— Start —

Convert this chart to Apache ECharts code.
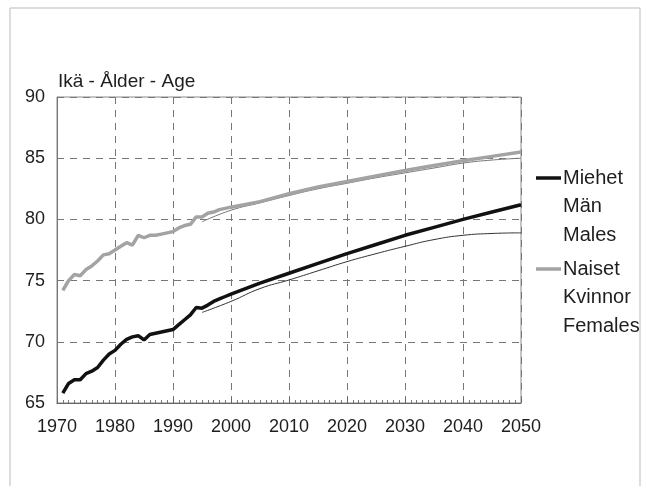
<!DOCTYPE html>
<html>
<head>
<meta charset="utf-8">
<script src="https://cdn.jsdelivr.net/npm/echarts@6/dist/echarts.min.js"></script>
<style>
html,body{margin:0;padding:0;background:#fff;}
#c{width:646px;height:491px;}
</style>
</head>
<body>
<div id="c"></div>
<script>
// ---- data ----
var title = 'Ikä - Ålder - Age';
var maleLabel = ['Miehet', 'Män', 'Males'];
var femaleLabel = ['Naiset', 'Kvinnor', 'Females'];

var maleYears = [1971,1972,1973,1974,1975,1976,1977,1978,1979,1980,1981,1982,1983,1984,1985,1986,1987,1988,1989,1990,1991,1992,1993,1994,1995,1996,1997,1998,1999,2000,2005,2010,2015,2020,2025,2030,2035,2040,2045,2050];
var maleValues = [65.8,66.6,66.9,66.9,67.4,67.6,67.9,68.5,69.0,69.3,69.8,70.2,70.4,70.5,70.15,70.6,70.7,70.8,70.9,71.0,71.4,71.8,72.2,72.8,72.75,73.0,73.3,73.5,73.7,73.9,74.8,75.6,76.4,77.2,77.95,78.7,79.35,80.0,80.6,81.2];

var femaleYears = [1971,1972,1973,1974,1975,1976,1977,1978,1979,1980,1981,1982,1983,1984,1985,1986,1987,1988,1989,1990,1991,1992,1993,1994,1995,1996,1997,1998,1999,2000,2005,2010,2015,2020,2025,2030,2035,2040,2045,2050];
var femaleValues = [74.2,75.0,75.5,75.4,75.9,76.2,76.6,77.1,77.2,77.5,77.8,78.1,77.9,78.7,78.5,78.7,78.7,78.8,78.9,79.0,79.3,79.5,79.6,80.2,80.2,80.5,80.6,80.8,80.9,81.0,81.45,82.1,82.65,83.1,83.55,84.0,84.4,84.8,85.15,85.5];

var maleAltYears = [1995,2000,2005,2010,2015,2020,2025,2030,2035,2040,2045,2050];
var maleAltValues = [72.4,73.3,74.35,75.05,75.8,76.55,77.2,77.8,78.35,78.7,78.85,78.9];

var femaleAltYears = [1995,2000,2005,2010,2015,2020,2025,2030,2035,2040,2045,2050];
var femaleAltValues = [79.8,80.75,81.35,81.95,82.5,82.95,83.4,83.8,84.2,84.6,84.85,85.0];

var xTicks = [1970,1980,1990,2000,2010,2020,2030,2040,2050];
var yTicks = [65,70,75,80,85,90];

function pairs(xs, ys){ return xs.map(function(x,i){ return [x, ys[i]]; }); }

var FONT = '"Liberation Sans", Arial, sans-serif';
var chart = echarts.init(document.getElementById('c'), null, {renderer:'canvas'});

var legendFont = 20;
function legendBlock(lines, y0, lineStyle){
  var els = [{type:'line', shape:{x1:536,y1:y0,x2:561,y2:y0}, style:lineStyle}];
  lines.forEach(function(t,i){
    els.push({type:'text', x:563, y:y0 + i*28.5, style:{text:t, font:legendFont+'px '+FONT, fill:'#1e1e1e', textVerticalAlign:'middle', verticalAlign:'middle'}});
  });
  return els;
}

var option = {
  animation:false,
  backgroundColor:'#fff',
  grid:{left:57, right:125, top:97, bottom:88, show:true, borderColor:'#8a8a8a', borderWidth:1, backgroundColor:'transparent'},
  xAxis:{
    type:'value', min:xTicks[0], max:xTicks[xTicks.length-1], interval:10,
    axisLine:{show:true, onZero:false, lineStyle:{color:'#666', width:1}},
    axisTick:{show:true, inside:true, length:5, lineStyle:{color:'#666'}},
    minorTick:{show:true, splitNumber:10, length:3, lineStyle:{color:'#777'}},
    axisLabel:{color:'#1e1e1e', fontSize:18, fontFamily:FONT, margin:15, formatter:function(v){return String(v);}},
    splitLine:{show:true, lineStyle:{color:'#777', type:[7,6], width:1}}
  },
  yAxis:{
    type:'value', min:yTicks[0], max:yTicks[yTicks.length-1], interval:5,
    axisLine:{show:true, lineStyle:{color:'#777'}},
    axisTick:{show:false},
    axisLabel:{color:'#1e1e1e', fontSize:18, fontFamily:FONT, margin:12},
    splitLine:{show:true, lineStyle:{color:'#777', type:[7,6], width:1}}
  },
  series:[
    {type:'line', name:'femaleAlt', data:pairs(femaleAltYears, femaleAltValues), showSymbol:false, smooth:true, lineStyle:{color:'#777', width:1}, z:2},
    {type:'line', name:'maleAlt', data:pairs(maleAltYears, maleAltValues), showSymbol:false, smooth:true, lineStyle:{color:'#333', width:1}, z:2},
    {type:'line', name:'Naiset', data:pairs(femaleYears, femaleValues), showSymbol:false, lineStyle:{color:'#a3a3a3', width:3.5}, z:3},
    {type:'line', name:'Miehet', data:pairs(maleYears, maleValues), showSymbol:false, lineStyle:{color:'#111', width:3.5}, z:4}
  ],
  graphic:[
    {type:'polyline', shape:{points:[[10,486],[10,8],[640,8],[640,486]]}, style:{stroke:'#bbb', lineWidth:1, fill:null}},
    {type:'text', x:58, y:82, style:{text:title, font:'19px '+FONT, fill:'#1e1e1e', verticalAlign:'middle', textVerticalAlign:'middle'}}
  ].concat(
    legendBlock(maleLabel, 178, {stroke:'#111', lineWidth:3.5}),
    legendBlock(femaleLabel, 269, {stroke:'#a3a3a3', lineWidth:3.5})
  )
};
chart.setOption(option);
</script>
</body>
</html>
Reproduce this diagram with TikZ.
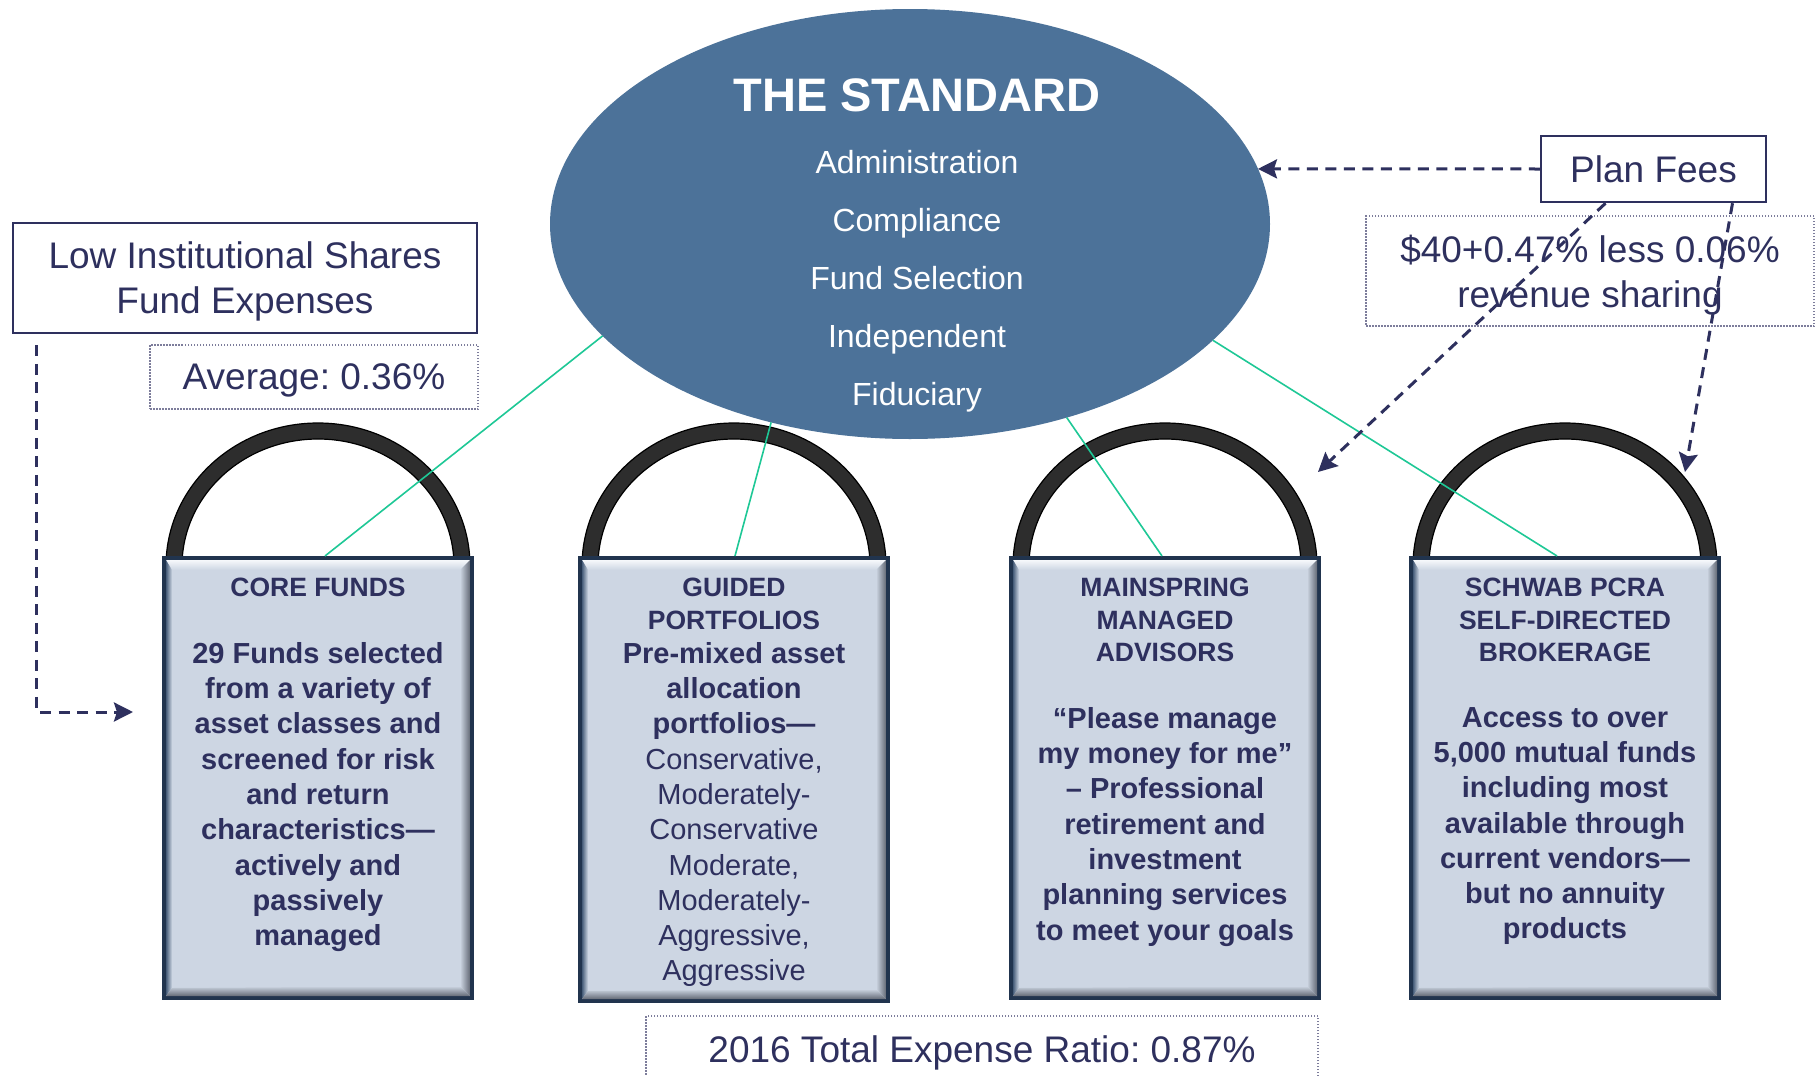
\documentclass[tikz,border=0pt]{standalone}
\usepackage{fontspec}
\setmainfont{Liberation Sans}
\usetikzlibrary{shapes.geometric,arrows.meta,calc}
\frenchspacing

\definecolor{navy}{RGB}{46,48,94}
\definecolor{stdblue}{RGB}{76,114,153}
\definecolor{linkgreen}{RGB}{30,200,150}
\definecolor{cardface}{RGB}{205,214,227}
\definecolor{cardedge}{RGB}{33,52,78}
\definecolor{archfill}{RGB}{45,45,45}
\definecolor{dotline}{RGB}{125,125,155}
\definecolor{bevelleft}{RGB}{70,92,120}
\definecolor{bevelshade}{RGB}{100,106,118}
\definecolor{bevellight}{RGB}{246,248,251}

% bevelled card: name, x1, y1, x2, y2
\newcommand{\cardframe}[5]{%
  \fill[cardedge] (#2,#3) rectangle (#4,#5);
  \fill[cardface] (#2+4,#3+4) rectangle (#4-4,#5-4);
  \begin{scope}
    \clip (#2+4,#3+4) -- (#4-4,#3+4) -- (#4-14,#3+14) -- (#2+10,#3+14) -- cycle;
    \shade[top color=bevellight, bottom color=cardface] (#2,#3+4) rectangle (#4,#3+14);
  \end{scope}
  \begin{scope}
    \clip (#2+4,#3+4) -- (#2+10,#3+14) -- (#2+10,#5-12) -- (#2+4,#5-4) -- cycle;
    \shade[left color=bevelleft, right color=cardface] (#2+4,#3) rectangle (#2+10,#5);
  \end{scope}
  \begin{scope}
    \clip (#4-4,#3+4) -- (#4-4,#5-4) -- (#4-14,#5-14) -- (#4-14,#3+14) -- cycle;
    \shade[left color=cardface, right color=bevelshade] (#4-14,#3) rectangle (#4-4,#5);
  \end{scope}
  \begin{scope}
    \clip (#2+4,#5-4) -- (#4-4,#5-4) -- (#4-14,#5-14) -- (#2+10,#5-12) -- cycle;
    \shade[top color=cardface, bottom color=bevelshade] (#2,#5-14) rectangle (#4,#5-4);
  \end{scope}
  \node[inner sep=0, outer sep=0, minimum width={#4-#2}, minimum height={#5-#3}] (#1) at ({(#2+#4)/2},{(#3+#5)/2}) {};
}

\begin{document}
\begin{tikzpicture}[x=1pt,y=-1pt,
  arch/.style={fill=archfill, draw=black, line width=1.2pt},
  linkline/.style={linkgreen, line width=1.6pt},
  feearrow/.style={navy, line width=3pt, dash pattern=on 11pt off 7.5pt,
    -{Stealth[length=19pt,width=19pt,inset=3pt]}},
  labelbox/.style={draw=navy, line width=2.5pt, text=navy, align=center, inner sep=0,
    text depth=0pt, font=\fontsize{37}{45}\selectfont},
  notebox/.style={draw=dotline, line width=1.3pt, dash pattern=on 1.5pt off 1.5pt,
    text=navy, align=center, inner sep=0, text depth=0pt, font=\fontsize{37}{45}\selectfont},
  cardtitle/.style={anchor=north, align=center, inner sep=0, text=navy,
    font=\bfseries\fontsize{26.5}{32.5}\selectfont},
  cardbody/.style={anchor=north, align=center, inner sep=0, text=navy,
    font=\bfseries\fontsize{29}{35.3}\selectfont}]

\useasboundingbox (0,0) rectangle (1818,1076);
\fill[white] (0,0) rectangle (1818,1076);

% handles of the four padlocks
\foreach \cx in {318,734,1165,1565} {
  \filldraw[arch] (\cx-152,566) arc[start angle=180,end angle=360,x radius=152,y radius=143]
    -- (\cx+136,566) arc[start angle=0,end angle=-180,x radius=136,y radius=127] -- cycle;
}

% central ellipse
\node[ellipse, fill=stdblue, minimum width=720pt, minimum height=430pt, inner sep=0, outer sep=0] (std) at (910,224) {};

% padlock bodies
\cardframe{c1}{162}{556}{474}{1000}
\cardframe{c2}{578}{556}{890}{1003}
\cardframe{c3}{1009}{556}{1321}{1000}
\cardframe{c4}{1409}{556}{1721}{1000}

% links from the ellipse to each body
\draw[linkline] (std.200.3) -- ([xshift=7pt]c1.north);
\draw[linkline] (std.235.6) -- ([xshift=1pt]c2.north);
\draw[linkline] (std.309.8) -- ([xshift=-3pt]c3.north);
\draw[linkline] (std.339.1) -- ([xshift=-8pt]c4.north);

% texts in the ellipse
\node[text=white, inner sep=0, font=\bfseries\fontsize{47}{56}\selectfont] (stdtitle) at (917,95) {THE STANDARD};
\node[text=white, inner sep=0, anchor=north, align=center, font=\fontsize{32}{58}\selectfont] (stditems) at (917,150)
  {Administration\\Compliance\\Fund Selection\\Independent\\Fiduciary};

% labels
\node[labelbox, minimum width=225pt, minimum height=66pt] (plan) at (1653.5,169) {Plan Fees};
\node[labelbox, minimum width=464pt, minimum height=110pt] (lowinst) at (245,278) {Low Institutional Shares\\Fund Expenses};
\node[notebox, minimum width=328pt, minimum height=64pt] (avg) at (314,377) {Average: 0.36\%};
\node[notebox, minimum width=448pt, minimum height=110pt] (rev) at (1590,271) {\$40+0.47\% less 0.06\%\\revenue sharing};
\node[notebox, minimum width=672pt, minimum height=66pt] (ter) at (982,1049) {2016 Total Expense Ratio: 0.87\%};

% texts in the padlock bodies
\node[cardtitle] (h1) at (318,578) {CORE FUNDS};
\node[cardbody] (b1) at (318,642) {29 Funds selected\\from a variety of\\asset classes and\\screened for risk\\and return\\characteristics—\\actively and\\passively\\managed};
\node[cardtitle] (h2) at (734,578) {GUIDED\\PORTFOLIOS};
\node[cardbody] (b2) at (734,642) {Pre-mixed asset\\allocation\\portfolios—\\{\mdseries Conservative,}\\{\mdseries Moderately-}\\{\mdseries Conservative}\\{\mdseries Moderate,}\\{\mdseries Moderately-}\\{\mdseries Aggressive,}\\{\mdseries Aggressive}};
\node[cardtitle] (h3) at (1165,578) {MAINSPRING\\MANAGED\\ADVISORS};
\node[cardbody] (b3) at (1165,707) {“Please manage\\my money for me”\\– Professional\\retirement and\\investment\\planning services\\to meet your goals};
\node[cardtitle] (h4) at (1565,578) {SCHWAB PCRA\\SELF-DIRECTED\\BROKERAGE};
\node[cardbody] (b4) at (1565,707) {Access to over\\5,000 mutual funds\\including most\\available through\\current vendors—\\but no annuity\\products};

% fee arrows
\coordinate (tipA) at (133,712);
\coordinate (tipB) at (1318,472);
\coordinate (tipC) at (1685,472);
\draw[feearrow] ([xshift=25pt,yshift=-11pt]lowinst.south west) |- (tipA);
\draw[feearrow] (plan.west) -- (std.9.5);
\draw[feearrow] ([xshift=-48pt]plan.south) -- (tipB);
\draw[feearrow] ([xshift=79pt]plan.south) -- (tipC);

\end{tikzpicture}
\end{document}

— End —

### What the task asks
From the data above, copy each line that holds "this".

### Finished task
Convert this chart to Apache ECharts code.
Reproduce this diagram with TikZ.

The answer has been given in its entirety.